Au niveau des produits d’entretien, nous sommes conscients qu’ils sont plus cher que les anciens. Avant, un bidon de 5 litres était à 6€, aujourd’hui c’est 30€. Mais ils sont beaucoup plus concentrés ! Sur une même quantité d’utilisation, on a la même somme dépensée. En plus, il y a moins de rejets d’eau donc nous faisons des économies sur d’autres plans. Les agents sont encore en formation sur ces produits, nous améliorons le système, mais à terme, nous pensons arriver à faire de réelles économies.

Quel(s) conseil(s) donneriez-vous à un territoire qui souhaite mettre en place les mêmes dispositifs ?

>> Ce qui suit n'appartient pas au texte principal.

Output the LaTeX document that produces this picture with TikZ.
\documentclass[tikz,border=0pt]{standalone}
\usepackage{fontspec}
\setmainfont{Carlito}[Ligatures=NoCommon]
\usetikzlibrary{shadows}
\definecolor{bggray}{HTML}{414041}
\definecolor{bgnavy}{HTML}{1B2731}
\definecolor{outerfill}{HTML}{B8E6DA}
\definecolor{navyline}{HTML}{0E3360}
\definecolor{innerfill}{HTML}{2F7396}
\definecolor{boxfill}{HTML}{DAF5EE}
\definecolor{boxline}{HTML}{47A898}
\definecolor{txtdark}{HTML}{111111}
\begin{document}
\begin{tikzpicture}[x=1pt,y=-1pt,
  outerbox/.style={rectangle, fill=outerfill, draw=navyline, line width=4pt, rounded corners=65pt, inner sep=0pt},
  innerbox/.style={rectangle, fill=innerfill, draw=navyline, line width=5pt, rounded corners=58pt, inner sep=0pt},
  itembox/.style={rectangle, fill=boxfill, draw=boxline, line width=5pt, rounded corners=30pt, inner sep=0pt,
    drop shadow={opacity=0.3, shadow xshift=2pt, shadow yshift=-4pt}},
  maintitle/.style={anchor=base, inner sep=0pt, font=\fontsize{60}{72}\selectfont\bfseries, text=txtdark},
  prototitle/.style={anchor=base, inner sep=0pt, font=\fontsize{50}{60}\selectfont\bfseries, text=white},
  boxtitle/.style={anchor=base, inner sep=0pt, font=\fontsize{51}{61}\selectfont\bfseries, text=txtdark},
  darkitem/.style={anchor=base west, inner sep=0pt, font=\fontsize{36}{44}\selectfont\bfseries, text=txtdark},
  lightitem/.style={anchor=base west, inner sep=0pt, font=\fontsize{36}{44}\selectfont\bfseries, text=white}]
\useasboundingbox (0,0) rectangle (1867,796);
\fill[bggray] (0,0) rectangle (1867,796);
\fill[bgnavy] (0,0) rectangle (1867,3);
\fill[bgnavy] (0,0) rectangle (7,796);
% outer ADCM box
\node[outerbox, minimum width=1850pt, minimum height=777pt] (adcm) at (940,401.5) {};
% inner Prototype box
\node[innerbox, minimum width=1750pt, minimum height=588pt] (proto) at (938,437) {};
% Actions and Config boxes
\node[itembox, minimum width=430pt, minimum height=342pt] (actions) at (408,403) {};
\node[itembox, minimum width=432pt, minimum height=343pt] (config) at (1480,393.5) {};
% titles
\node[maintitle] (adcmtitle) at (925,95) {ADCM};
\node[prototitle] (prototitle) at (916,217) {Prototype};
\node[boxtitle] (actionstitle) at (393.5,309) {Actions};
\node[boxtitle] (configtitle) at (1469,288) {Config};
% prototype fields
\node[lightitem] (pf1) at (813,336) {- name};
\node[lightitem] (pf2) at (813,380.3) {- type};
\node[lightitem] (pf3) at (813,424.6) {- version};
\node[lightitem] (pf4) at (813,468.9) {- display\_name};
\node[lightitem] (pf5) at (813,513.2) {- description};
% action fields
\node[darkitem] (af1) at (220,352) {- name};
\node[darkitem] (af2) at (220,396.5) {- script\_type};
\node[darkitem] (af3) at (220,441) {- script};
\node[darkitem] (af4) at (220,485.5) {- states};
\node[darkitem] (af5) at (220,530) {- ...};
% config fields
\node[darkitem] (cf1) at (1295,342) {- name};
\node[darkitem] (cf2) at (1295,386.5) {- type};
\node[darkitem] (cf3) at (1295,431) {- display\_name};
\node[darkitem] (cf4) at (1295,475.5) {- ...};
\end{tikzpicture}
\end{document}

Il faut se lancer, c’est tellement facile à faire ! Ça parait énorme au départ, nous avons l’impression que ça va tout changer et créer des problèmes. Les agents ont des craintes mais à partir du moment où il y a une bonne communication, tout se met facilement en place. C’est vraiment le point clé du projet, la communication avec les agents d’entretien et les employés de bureau.